• **SOURCE MATERIAL**:

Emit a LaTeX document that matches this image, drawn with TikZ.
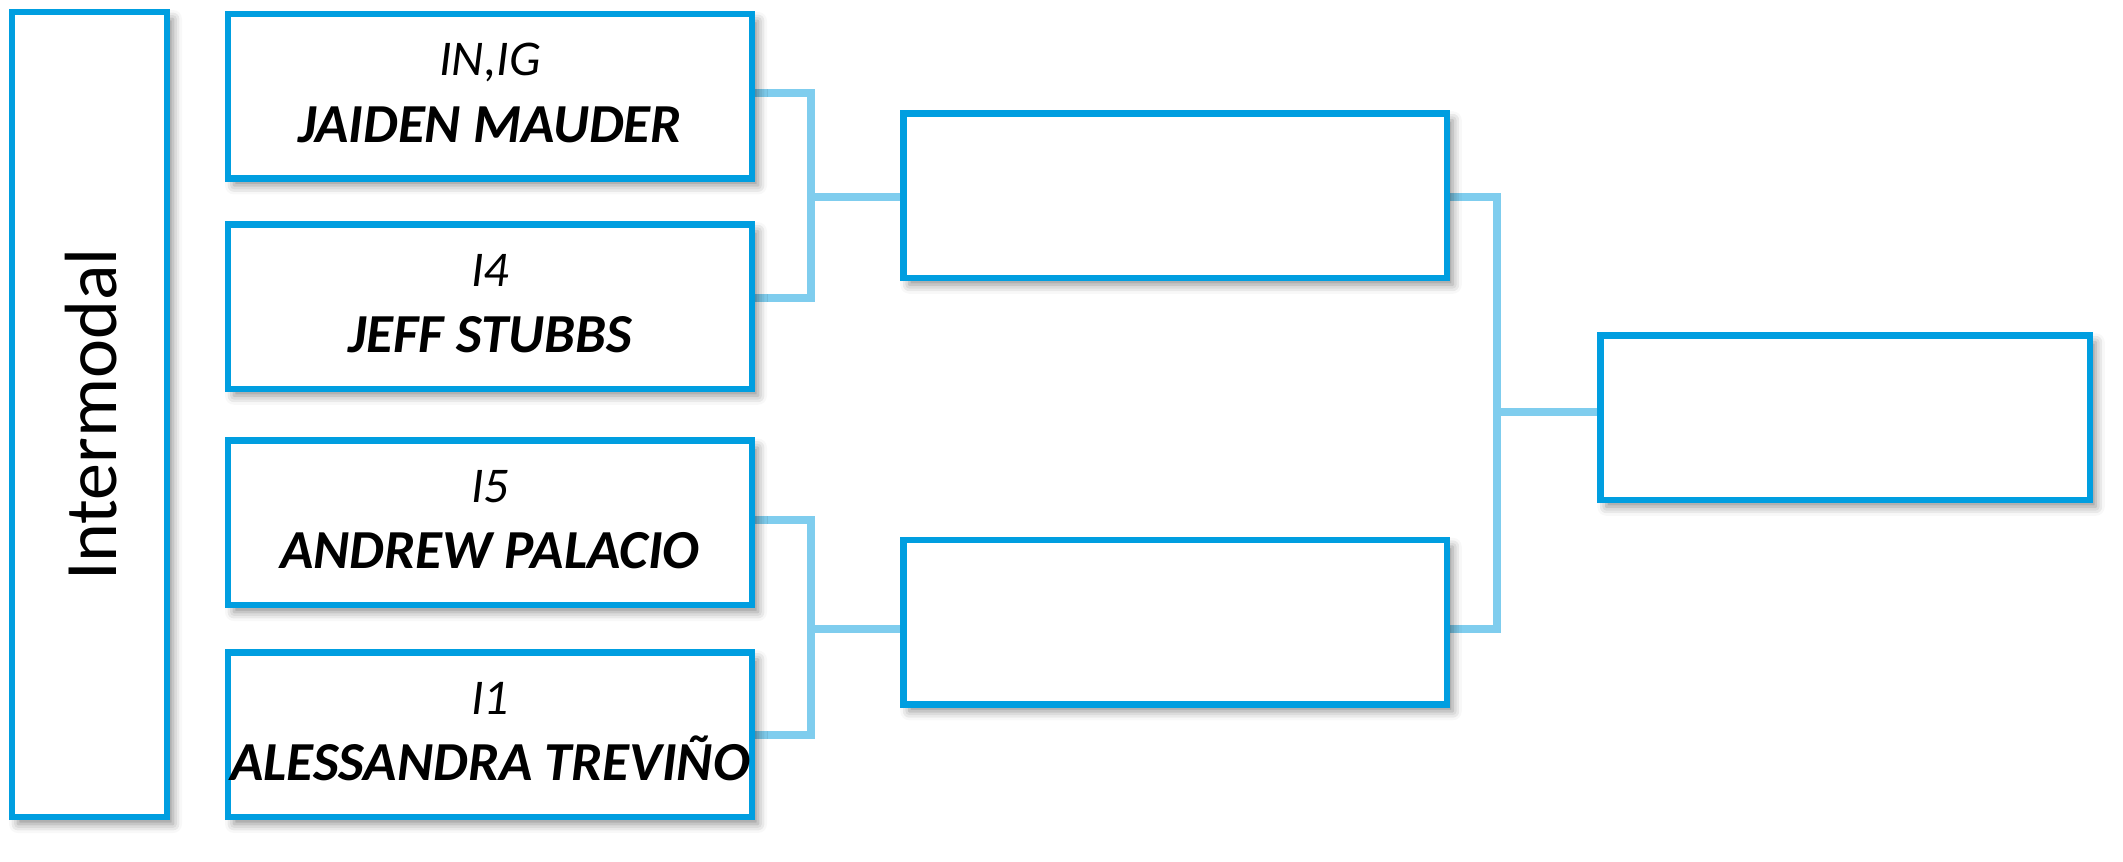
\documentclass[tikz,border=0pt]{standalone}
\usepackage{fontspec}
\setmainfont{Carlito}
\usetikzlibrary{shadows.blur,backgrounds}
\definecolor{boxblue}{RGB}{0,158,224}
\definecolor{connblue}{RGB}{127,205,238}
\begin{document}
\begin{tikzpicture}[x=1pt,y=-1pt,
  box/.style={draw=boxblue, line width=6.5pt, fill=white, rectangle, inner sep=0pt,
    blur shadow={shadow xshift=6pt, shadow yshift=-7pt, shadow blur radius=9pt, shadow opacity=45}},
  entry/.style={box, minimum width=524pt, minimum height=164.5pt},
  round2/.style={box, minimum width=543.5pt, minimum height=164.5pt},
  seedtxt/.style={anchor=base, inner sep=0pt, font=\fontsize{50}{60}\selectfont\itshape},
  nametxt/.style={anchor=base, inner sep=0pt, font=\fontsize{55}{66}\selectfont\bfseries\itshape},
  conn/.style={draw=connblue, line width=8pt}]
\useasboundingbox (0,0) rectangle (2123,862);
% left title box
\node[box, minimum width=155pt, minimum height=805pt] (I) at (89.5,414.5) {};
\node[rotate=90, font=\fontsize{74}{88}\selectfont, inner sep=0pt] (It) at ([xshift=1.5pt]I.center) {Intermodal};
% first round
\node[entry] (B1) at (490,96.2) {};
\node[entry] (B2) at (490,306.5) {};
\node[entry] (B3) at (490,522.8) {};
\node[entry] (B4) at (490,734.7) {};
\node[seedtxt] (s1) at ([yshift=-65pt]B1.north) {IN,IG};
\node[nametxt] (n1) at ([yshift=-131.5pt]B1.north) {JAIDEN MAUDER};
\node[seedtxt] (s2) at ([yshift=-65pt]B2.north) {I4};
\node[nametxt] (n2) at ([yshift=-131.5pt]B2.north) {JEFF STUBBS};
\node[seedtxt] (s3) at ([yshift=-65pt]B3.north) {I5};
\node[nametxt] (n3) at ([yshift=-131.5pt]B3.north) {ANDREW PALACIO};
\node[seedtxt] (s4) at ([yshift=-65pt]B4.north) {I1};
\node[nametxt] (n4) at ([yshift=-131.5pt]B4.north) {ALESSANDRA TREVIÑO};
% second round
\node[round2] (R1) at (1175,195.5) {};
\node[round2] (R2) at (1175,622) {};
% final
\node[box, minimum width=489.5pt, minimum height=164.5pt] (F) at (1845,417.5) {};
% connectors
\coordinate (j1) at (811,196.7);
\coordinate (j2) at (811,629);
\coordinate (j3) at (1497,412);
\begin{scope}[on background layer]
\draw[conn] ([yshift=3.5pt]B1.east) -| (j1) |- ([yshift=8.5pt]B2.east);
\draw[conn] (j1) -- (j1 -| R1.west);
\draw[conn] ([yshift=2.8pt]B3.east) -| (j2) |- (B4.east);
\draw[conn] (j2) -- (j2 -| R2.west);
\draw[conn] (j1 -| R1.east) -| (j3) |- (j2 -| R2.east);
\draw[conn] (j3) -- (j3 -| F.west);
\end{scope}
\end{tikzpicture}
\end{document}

• **EXERCISE**: Reproduce the whole listing above word for word, but not its pictures.

• **ANSWER BELOW**:
Emit a LaTeX document that matches this image, drawn with TikZ.
\documentclass[tikz,border=0pt]{standalone}
\usepackage{fontspec}
\setmainfont{Carlito}
\usetikzlibrary{shadows.blur,backgrounds}
\definecolor{boxblue}{RGB}{0,158,224}
\definecolor{connblue}{RGB}{127,205,238}
\begin{document}
\begin{tikzpicture}[x=1pt,y=-1pt,
  box/.style={draw=boxblue, line width=6.5pt, fill=white, rectangle, inner sep=0pt,
    blur shadow={shadow xshift=6pt, shadow yshift=-7pt, shadow blur radius=9pt, shadow opacity=45}},
  entry/.style={box, minimum width=524pt, minimum height=164.5pt},
  round2/.style={box, minimum width=543.5pt, minimum height=164.5pt},
  seedtxt/.style={anchor=base, inner sep=0pt, font=\fontsize{50}{60}\selectfont\itshape},
  nametxt/.style={anchor=base, inner sep=0pt, font=\fontsize{55}{66}\selectfont\bfseries\itshape},
  conn/.style={draw=connblue, line width=8pt}]
\useasboundingbox (0,0) rectangle (2123,862);
% left title box
\node[box, minimum width=155pt, minimum height=805pt] (I) at (89.5,414.5) {};
\node[rotate=90, font=\fontsize{74}{88}\selectfont, inner sep=0pt] (It) at ([xshift=1.5pt]I.center) {Intermodal};
% first round
\node[entry] (B1) at (490,96.2) {};
\node[entry] (B2) at (490,306.5) {};
\node[entry] (B3) at (490,522.8) {};
\node[entry] (B4) at (490,734.7) {};
\node[seedtxt] (s1) at ([yshift=-65pt]B1.north) {IN,IG};
\node[nametxt] (n1) at ([yshift=-131.5pt]B1.north) {JAIDEN MAUDER};
\node[seedtxt] (s2) at ([yshift=-65pt]B2.north) {I4};
\node[nametxt] (n2) at ([yshift=-131.5pt]B2.north) {JEFF STUBBS};
\node[seedtxt] (s3) at ([yshift=-65pt]B3.north) {I5};
\node[nametxt] (n3) at ([yshift=-131.5pt]B3.north) {ANDREW PALACIO};
\node[seedtxt] (s4) at ([yshift=-65pt]B4.north) {I1};
\node[nametxt] (n4) at ([yshift=-131.5pt]B4.north) {ALESSANDRA TREVIÑO};
% second round
\node[round2] (R1) at (1175,195.5) {};
\node[round2] (R2) at (1175,622) {};
% final
\node[box, minimum width=489.5pt, minimum height=164.5pt] (F) at (1845,417.5) {};
% connectors
\coordinate (j1) at (811,196.7);
\coordinate (j2) at (811,629);
\coordinate (j3) at (1497,412);
\begin{scope}[on background layer]
\draw[conn] ([yshift=3.5pt]B1.east) -| (j1) |- ([yshift=8.5pt]B2.east);
\draw[conn] (j1) -- (j1 -| R1.west);
\draw[conn] ([yshift=2.8pt]B3.east) -| (j2) |- (B4.east);
\draw[conn] (j2) -- (j2 -| R2.west);
\draw[conn] (j1 -| R1.east) -| (j3) |- (j2 -| R2.east);
\draw[conn] (j3) -- (j3 -| F.west);
\end{scope}
\end{tikzpicture}
\end{document}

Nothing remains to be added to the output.